Learning Outcome. The Post Test 2 is a questionnaire that aims to find the learning outcome of the participants. The questions contained here are set from the content of the two videos that are hosted in the MOOCbook system. The control group once again is devoid of the functionality of taking notes whereas the treatment group is notes module enabled. The results obtained as shown in Fig. 16 will be directly connected with how much of the lessons depicted within the videos are comprehended by the users. Thus the direct measure of how much a knowledge a learner can retain will be obtained. To analyze the hypothesis H2, a two tailed t-test was done on the sample for 5% level of significance. The mean difference between the treatment and the control group in terms of the Qscores (scores obtained by the participants on the questionnaire) is −2.333. The findings of the Independent Samples Test is depicted in Fig. 17. The findings lead to the conclusion that there is a significant difference between the treatment and control group post the experimental study conducted. Both groups were found to have had a very different learning outcome in terms of understanding the contents depicted in the videos. The number of correct answers for the quiz questions were far higher for the treatment group with the notes system enabled than the control group with notes disabled. This leads to the conclusion that hypothesis H3 is false and does not hold. Thus the notes module plays a significant part in terms of making the lessons more content aware to the learners.

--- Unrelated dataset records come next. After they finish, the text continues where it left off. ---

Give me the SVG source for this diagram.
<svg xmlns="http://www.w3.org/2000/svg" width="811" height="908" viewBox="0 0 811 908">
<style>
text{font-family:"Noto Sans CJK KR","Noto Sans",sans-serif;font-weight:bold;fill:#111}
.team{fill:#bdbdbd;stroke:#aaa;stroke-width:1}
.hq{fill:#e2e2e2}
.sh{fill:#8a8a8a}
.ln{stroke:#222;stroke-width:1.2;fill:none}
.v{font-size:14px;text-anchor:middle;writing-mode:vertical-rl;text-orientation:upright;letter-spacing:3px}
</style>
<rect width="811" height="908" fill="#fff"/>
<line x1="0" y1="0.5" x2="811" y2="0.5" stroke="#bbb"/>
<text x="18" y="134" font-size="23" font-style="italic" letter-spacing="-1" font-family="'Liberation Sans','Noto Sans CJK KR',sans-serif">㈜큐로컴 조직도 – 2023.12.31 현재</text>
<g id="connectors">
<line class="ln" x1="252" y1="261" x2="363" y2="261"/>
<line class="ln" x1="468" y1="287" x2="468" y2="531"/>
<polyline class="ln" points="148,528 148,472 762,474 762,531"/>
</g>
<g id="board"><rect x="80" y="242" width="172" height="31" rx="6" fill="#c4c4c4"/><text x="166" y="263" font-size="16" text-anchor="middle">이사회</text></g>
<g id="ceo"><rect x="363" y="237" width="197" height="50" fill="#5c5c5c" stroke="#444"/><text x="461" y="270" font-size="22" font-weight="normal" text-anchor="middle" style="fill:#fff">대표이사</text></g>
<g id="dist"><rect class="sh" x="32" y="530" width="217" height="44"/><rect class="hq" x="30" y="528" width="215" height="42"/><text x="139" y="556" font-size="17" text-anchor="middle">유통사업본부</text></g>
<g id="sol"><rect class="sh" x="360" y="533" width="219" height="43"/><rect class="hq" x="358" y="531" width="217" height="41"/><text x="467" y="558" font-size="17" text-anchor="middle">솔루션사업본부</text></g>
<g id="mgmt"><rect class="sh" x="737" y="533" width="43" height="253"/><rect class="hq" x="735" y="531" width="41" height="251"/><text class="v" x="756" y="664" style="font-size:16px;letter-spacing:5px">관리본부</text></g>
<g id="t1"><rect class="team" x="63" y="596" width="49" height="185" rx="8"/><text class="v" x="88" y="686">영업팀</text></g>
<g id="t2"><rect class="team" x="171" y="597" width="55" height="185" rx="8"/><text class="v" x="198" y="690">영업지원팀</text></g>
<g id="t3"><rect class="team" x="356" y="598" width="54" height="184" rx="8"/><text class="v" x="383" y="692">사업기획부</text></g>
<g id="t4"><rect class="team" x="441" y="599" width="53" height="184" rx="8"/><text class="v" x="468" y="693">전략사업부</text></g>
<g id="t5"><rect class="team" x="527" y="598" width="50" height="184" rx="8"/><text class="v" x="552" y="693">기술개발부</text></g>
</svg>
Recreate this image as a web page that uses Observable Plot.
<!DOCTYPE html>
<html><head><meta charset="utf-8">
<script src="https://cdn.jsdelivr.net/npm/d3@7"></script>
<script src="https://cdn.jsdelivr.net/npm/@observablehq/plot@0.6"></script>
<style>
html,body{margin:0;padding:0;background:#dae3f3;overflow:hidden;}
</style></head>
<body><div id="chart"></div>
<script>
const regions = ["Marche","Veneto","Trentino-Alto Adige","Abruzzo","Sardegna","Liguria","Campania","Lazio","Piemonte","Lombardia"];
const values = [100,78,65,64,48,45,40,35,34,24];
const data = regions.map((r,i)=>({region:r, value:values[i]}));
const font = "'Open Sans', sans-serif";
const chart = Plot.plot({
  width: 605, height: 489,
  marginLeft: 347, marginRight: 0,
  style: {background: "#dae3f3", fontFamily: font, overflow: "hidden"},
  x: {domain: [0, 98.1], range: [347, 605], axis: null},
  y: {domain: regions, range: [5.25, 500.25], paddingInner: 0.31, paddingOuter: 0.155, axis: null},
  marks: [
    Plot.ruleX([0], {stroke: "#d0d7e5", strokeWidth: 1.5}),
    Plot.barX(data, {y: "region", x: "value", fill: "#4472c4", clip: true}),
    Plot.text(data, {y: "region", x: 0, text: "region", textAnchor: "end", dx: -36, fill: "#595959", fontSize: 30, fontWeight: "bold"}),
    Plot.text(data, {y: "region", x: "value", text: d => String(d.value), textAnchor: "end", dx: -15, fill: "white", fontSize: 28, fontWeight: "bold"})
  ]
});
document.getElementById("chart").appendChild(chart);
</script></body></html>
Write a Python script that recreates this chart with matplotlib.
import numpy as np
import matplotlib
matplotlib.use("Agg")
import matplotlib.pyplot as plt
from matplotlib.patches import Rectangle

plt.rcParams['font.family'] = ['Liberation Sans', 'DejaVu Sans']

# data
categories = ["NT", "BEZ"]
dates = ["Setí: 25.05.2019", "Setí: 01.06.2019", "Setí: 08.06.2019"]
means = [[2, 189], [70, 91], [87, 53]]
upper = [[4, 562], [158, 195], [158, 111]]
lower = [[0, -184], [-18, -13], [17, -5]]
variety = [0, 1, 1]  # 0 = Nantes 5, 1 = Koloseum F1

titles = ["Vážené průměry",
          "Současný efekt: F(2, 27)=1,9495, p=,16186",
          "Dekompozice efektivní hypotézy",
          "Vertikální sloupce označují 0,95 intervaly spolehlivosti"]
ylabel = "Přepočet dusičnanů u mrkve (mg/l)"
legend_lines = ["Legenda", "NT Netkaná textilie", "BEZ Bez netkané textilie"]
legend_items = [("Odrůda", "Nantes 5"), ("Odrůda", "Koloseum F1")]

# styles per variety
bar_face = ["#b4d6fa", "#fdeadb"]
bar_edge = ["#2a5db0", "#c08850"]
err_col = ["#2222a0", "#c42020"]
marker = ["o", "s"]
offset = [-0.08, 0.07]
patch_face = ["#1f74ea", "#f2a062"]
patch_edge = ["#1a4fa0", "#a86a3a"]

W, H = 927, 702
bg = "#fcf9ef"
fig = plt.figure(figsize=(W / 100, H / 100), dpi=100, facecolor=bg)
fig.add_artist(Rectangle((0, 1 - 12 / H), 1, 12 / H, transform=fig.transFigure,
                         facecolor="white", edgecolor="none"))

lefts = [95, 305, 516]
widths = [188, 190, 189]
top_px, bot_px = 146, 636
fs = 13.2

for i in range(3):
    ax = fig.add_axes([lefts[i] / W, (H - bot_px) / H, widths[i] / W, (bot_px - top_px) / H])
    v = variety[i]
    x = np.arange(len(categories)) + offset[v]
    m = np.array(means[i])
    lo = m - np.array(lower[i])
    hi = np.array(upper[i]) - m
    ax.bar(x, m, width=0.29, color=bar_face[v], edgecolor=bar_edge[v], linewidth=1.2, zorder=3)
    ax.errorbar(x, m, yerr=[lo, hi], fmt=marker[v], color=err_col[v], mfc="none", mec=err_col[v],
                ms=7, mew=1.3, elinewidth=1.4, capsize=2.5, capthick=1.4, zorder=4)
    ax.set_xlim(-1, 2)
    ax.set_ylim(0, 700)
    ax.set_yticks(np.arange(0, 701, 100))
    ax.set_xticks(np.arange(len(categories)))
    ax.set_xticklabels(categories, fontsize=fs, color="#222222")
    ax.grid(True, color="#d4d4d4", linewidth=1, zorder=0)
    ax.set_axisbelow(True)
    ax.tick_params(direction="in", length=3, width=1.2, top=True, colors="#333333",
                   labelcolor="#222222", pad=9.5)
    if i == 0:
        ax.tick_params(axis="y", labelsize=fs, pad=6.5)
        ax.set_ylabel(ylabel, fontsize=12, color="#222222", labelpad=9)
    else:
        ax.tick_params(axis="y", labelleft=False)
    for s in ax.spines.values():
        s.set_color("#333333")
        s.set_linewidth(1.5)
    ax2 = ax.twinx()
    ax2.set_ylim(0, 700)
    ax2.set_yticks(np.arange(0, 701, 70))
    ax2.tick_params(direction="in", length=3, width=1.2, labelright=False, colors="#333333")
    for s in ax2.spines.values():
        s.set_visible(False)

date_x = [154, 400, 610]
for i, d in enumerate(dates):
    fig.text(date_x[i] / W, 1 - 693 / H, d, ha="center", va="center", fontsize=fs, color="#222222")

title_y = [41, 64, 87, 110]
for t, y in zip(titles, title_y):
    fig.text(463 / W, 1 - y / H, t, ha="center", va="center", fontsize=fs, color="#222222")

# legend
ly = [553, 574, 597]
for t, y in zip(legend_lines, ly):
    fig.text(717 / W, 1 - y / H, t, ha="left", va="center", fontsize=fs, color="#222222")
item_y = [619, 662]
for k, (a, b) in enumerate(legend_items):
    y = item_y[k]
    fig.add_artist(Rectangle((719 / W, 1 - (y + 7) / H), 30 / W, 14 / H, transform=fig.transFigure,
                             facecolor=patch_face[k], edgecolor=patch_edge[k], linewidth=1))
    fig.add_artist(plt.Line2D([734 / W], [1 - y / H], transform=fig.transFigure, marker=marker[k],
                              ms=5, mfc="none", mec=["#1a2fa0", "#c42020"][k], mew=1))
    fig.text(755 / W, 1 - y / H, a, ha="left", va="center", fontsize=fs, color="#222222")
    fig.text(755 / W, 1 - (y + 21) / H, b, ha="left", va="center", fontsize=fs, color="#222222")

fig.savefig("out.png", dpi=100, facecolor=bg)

They are able to differentiate key points told by the lecturer and form memory mappings of lesson checkpoints which later help them to retrieve the same, i.e. recall lesson key points.

Fig. 16.
figure 16

Post-test 2 results of treatment and control group

Fig. 17.
figure 17

Independent samples test as post-test 2

7 Conclusion

This work is an attempt to address the issues enabling the learner to focus more on the curriculum than on how to compile and access the materials later. A novel model MOOCbook was presented and a working prototype has been demonstrated for this purpose. The results obtained have provided us with some insights to get into what people are looking for in terms of enhancing their learning outcome. One of the major finding was a need of self paced MOOC note. The empirical experiments conducted and anecdotal response have shown significant improvement in engagement to accomplish MOOC course as well enhancement in learning outcome. All the work has been done from a learner’s perspective. The inclusion of this tool along with MOOC provider’s platforms will pave the way for enhanced digital learning in the future.